● **Problem to solve**:
Transcribe the records that follow exactly. Skip the pictures.
-- Begin Supplied material --
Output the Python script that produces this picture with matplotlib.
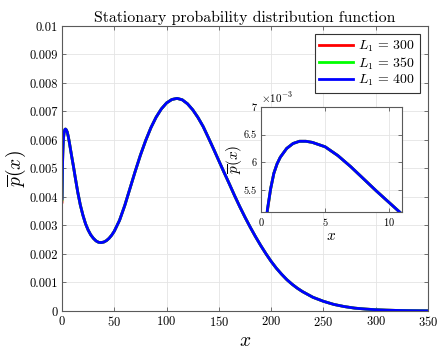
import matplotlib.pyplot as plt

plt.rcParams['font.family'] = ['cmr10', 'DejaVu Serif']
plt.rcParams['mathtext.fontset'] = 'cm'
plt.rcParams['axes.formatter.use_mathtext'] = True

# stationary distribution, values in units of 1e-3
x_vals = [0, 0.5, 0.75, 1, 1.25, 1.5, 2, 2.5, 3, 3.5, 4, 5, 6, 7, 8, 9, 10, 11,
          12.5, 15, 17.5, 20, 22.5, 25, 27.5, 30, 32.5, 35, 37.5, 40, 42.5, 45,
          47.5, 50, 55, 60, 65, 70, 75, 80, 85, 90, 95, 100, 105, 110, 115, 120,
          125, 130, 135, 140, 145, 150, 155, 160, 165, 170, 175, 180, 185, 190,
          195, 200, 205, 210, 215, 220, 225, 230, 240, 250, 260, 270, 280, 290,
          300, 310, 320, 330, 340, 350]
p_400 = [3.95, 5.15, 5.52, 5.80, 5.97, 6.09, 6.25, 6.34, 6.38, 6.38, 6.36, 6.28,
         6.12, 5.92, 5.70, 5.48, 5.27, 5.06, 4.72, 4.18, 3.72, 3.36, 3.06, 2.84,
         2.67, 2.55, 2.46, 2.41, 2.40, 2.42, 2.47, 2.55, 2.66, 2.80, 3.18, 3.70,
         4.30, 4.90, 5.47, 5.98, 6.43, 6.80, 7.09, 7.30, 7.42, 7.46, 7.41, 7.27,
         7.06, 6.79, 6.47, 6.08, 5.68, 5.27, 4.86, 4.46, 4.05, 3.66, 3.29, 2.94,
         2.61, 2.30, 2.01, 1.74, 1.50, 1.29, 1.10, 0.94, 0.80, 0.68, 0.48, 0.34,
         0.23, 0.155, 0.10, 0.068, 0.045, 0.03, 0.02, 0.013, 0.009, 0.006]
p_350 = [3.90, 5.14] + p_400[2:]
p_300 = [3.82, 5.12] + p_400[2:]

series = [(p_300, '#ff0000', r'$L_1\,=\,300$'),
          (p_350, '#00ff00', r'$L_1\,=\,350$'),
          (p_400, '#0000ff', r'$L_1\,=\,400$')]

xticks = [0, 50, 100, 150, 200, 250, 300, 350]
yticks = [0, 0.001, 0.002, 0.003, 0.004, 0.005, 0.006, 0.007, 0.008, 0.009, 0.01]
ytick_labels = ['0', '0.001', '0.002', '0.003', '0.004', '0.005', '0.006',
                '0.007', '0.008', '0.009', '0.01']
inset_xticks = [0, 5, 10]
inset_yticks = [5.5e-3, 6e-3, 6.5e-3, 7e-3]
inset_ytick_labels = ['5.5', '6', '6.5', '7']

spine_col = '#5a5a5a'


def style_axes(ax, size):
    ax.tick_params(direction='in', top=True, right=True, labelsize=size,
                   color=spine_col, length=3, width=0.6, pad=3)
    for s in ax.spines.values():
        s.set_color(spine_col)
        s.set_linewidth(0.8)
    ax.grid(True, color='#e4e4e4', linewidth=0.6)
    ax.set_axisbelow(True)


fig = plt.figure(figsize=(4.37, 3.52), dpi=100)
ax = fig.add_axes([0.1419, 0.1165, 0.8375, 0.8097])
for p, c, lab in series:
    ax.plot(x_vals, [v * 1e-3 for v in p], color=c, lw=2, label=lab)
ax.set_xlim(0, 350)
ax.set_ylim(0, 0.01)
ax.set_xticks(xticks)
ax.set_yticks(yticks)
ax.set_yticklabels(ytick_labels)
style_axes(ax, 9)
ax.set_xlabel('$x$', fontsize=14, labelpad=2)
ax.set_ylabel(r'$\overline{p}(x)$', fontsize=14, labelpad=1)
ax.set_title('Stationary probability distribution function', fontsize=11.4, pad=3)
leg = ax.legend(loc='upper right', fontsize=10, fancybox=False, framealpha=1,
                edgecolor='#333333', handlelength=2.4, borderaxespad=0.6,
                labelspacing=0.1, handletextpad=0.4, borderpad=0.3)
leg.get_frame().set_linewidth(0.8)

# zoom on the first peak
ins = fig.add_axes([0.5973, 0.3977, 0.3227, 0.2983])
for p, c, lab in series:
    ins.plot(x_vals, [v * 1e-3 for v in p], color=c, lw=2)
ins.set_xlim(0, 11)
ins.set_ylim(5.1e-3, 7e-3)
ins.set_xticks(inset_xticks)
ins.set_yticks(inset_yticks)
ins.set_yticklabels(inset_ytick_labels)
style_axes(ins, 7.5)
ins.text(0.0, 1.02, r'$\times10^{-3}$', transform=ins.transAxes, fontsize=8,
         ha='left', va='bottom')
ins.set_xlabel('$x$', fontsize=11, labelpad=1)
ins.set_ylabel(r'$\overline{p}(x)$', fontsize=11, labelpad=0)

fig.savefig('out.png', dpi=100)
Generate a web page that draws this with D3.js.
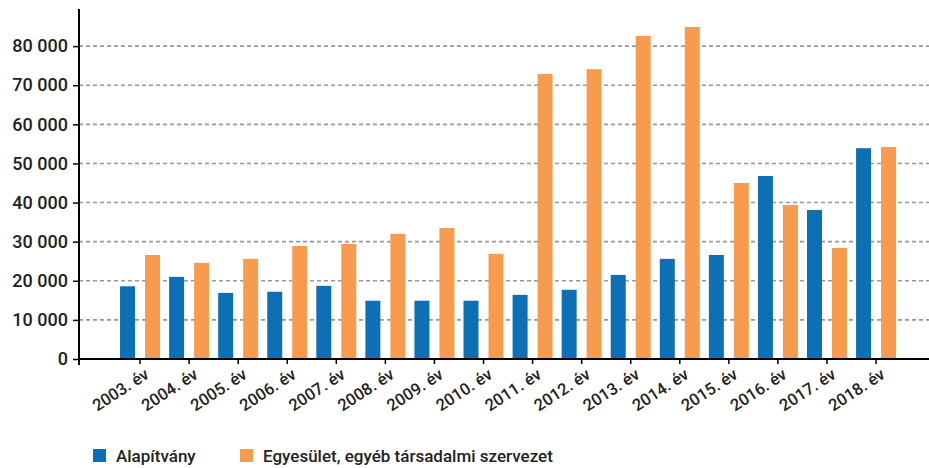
-- End Supplied material --
● **Output for this task**:
Output the Python script that produces this picture with matplotlib.
import matplotlib.pyplot as plt

plt.rcParams['font.family'] = ['cmr10', 'DejaVu Serif']
plt.rcParams['mathtext.fontset'] = 'cm'
plt.rcParams['axes.formatter.use_mathtext'] = True

# stationary distribution, values in units of 1e-3
x_vals = [0, 0.5, 0.75, 1, 1.25, 1.5, 2, 2.5, 3, 3.5, 4, 5, 6, 7, 8, 9, 10, 11,
          12.5, 15, 17.5, 20, 22.5, 25, 27.5, 30, 32.5, 35, 37.5, 40, 42.5, 45,
          47.5, 50, 55, 60, 65, 70, 75, 80, 85, 90, 95, 100, 105, 110, 115, 120,
          125, 130, 135, 140, 145, 150, 155, 160, 165, 170, 175, 180, 185, 190,
          195, 200, 205, 210, 215, 220, 225, 230, 240, 250, 260, 270, 280, 290,
          300, 310, 320, 330, 340, 350]
p_400 = [3.95, 5.15, 5.52, 5.80, 5.97, 6.09, 6.25, 6.34, 6.38, 6.38, 6.36, 6.28,
         6.12, 5.92, 5.70, 5.48, 5.27, 5.06, 4.72, 4.18, 3.72, 3.36, 3.06, 2.84,
         2.67, 2.55, 2.46, 2.41, 2.40, 2.42, 2.47, 2.55, 2.66, 2.80, 3.18, 3.70,
         4.30, 4.90, 5.47, 5.98, 6.43, 6.80, 7.09, 7.30, 7.42, 7.46, 7.41, 7.27,
         7.06, 6.79, 6.47, 6.08, 5.68, 5.27, 4.86, 4.46, 4.05, 3.66, 3.29, 2.94,
         2.61, 2.30, 2.01, 1.74, 1.50, 1.29, 1.10, 0.94, 0.80, 0.68, 0.48, 0.34,
         0.23, 0.155, 0.10, 0.068, 0.045, 0.03, 0.02, 0.013, 0.009, 0.006]
p_350 = [3.90, 5.14] + p_400[2:]
p_300 = [3.82, 5.12] + p_400[2:]

series = [(p_300, '#ff0000', r'$L_1\,=\,300$'),
          (p_350, '#00ff00', r'$L_1\,=\,350$'),
          (p_400, '#0000ff', r'$L_1\,=\,400$')]

xticks = [0, 50, 100, 150, 200, 250, 300, 350]
yticks = [0, 0.001, 0.002, 0.003, 0.004, 0.005, 0.006, 0.007, 0.008, 0.009, 0.01]
ytick_labels = ['0', '0.001', '0.002', '0.003', '0.004', '0.005', '0.006',
                '0.007', '0.008', '0.009', '0.01']
inset_xticks = [0, 5, 10]
inset_yticks = [5.5e-3, 6e-3, 6.5e-3, 7e-3]
inset_ytick_labels = ['5.5', '6', '6.5', '7']

spine_col = '#5a5a5a'


def style_axes(ax, size):
    ax.tick_params(direction='in', top=True, right=True, labelsize=size,
                   color=spine_col, length=3, width=0.6, pad=3)
    for s in ax.spines.values():
        s.set_color(spine_col)
        s.set_linewidth(0.8)
    ax.grid(True, color='#e4e4e4', linewidth=0.6)
    ax.set_axisbelow(True)


fig = plt.figure(figsize=(4.37, 3.52), dpi=100)
ax = fig.add_axes([0.1419, 0.1165, 0.8375, 0.8097])
for p, c, lab in series:
    ax.plot(x_vals, [v * 1e-3 for v in p], color=c, lw=2, label=lab)
ax.set_xlim(0, 350)
ax.set_ylim(0, 0.01)
ax.set_xticks(xticks)
ax.set_yticks(yticks)
ax.set_yticklabels(ytick_labels)
style_axes(ax, 9)
ax.set_xlabel('$x$', fontsize=14, labelpad=2)
ax.set_ylabel(r'$\overline{p}(x)$', fontsize=14, labelpad=1)
ax.set_title('Stationary probability distribution function', fontsize=11.4, pad=3)
leg = ax.legend(loc='upper right', fontsize=10, fancybox=False, framealpha=1,
                edgecolor='#333333', handlelength=2.4, borderaxespad=0.6,
                labelspacing=0.1, handletextpad=0.4, borderpad=0.3)
leg.get_frame().set_linewidth(0.8)

# zoom on the first peak
ins = fig.add_axes([0.5973, 0.3977, 0.3227, 0.2983])
for p, c, lab in series:
    ins.plot(x_vals, [v * 1e-3 for v in p], color=c, lw=2)
ins.set_xlim(0, 11)
ins.set_ylim(5.1e-3, 7e-3)
ins.set_xticks(inset_xticks)
ins.set_yticks(inset_yticks)
ins.set_yticklabels(inset_ytick_labels)
style_axes(ins, 7.5)
ins.text(0.0, 1.02, r'$\times10^{-3}$', transform=ins.transAxes, fontsize=8,
         ha='left', va='bottom')
ins.set_xlabel('$x$', fontsize=11, labelpad=1)
ins.set_ylabel(r'$\overline{p}(x)$', fontsize=11, labelpad=0)

fig.savefig('out.png', dpi=100)
Generate a web page that draws this with D3.js.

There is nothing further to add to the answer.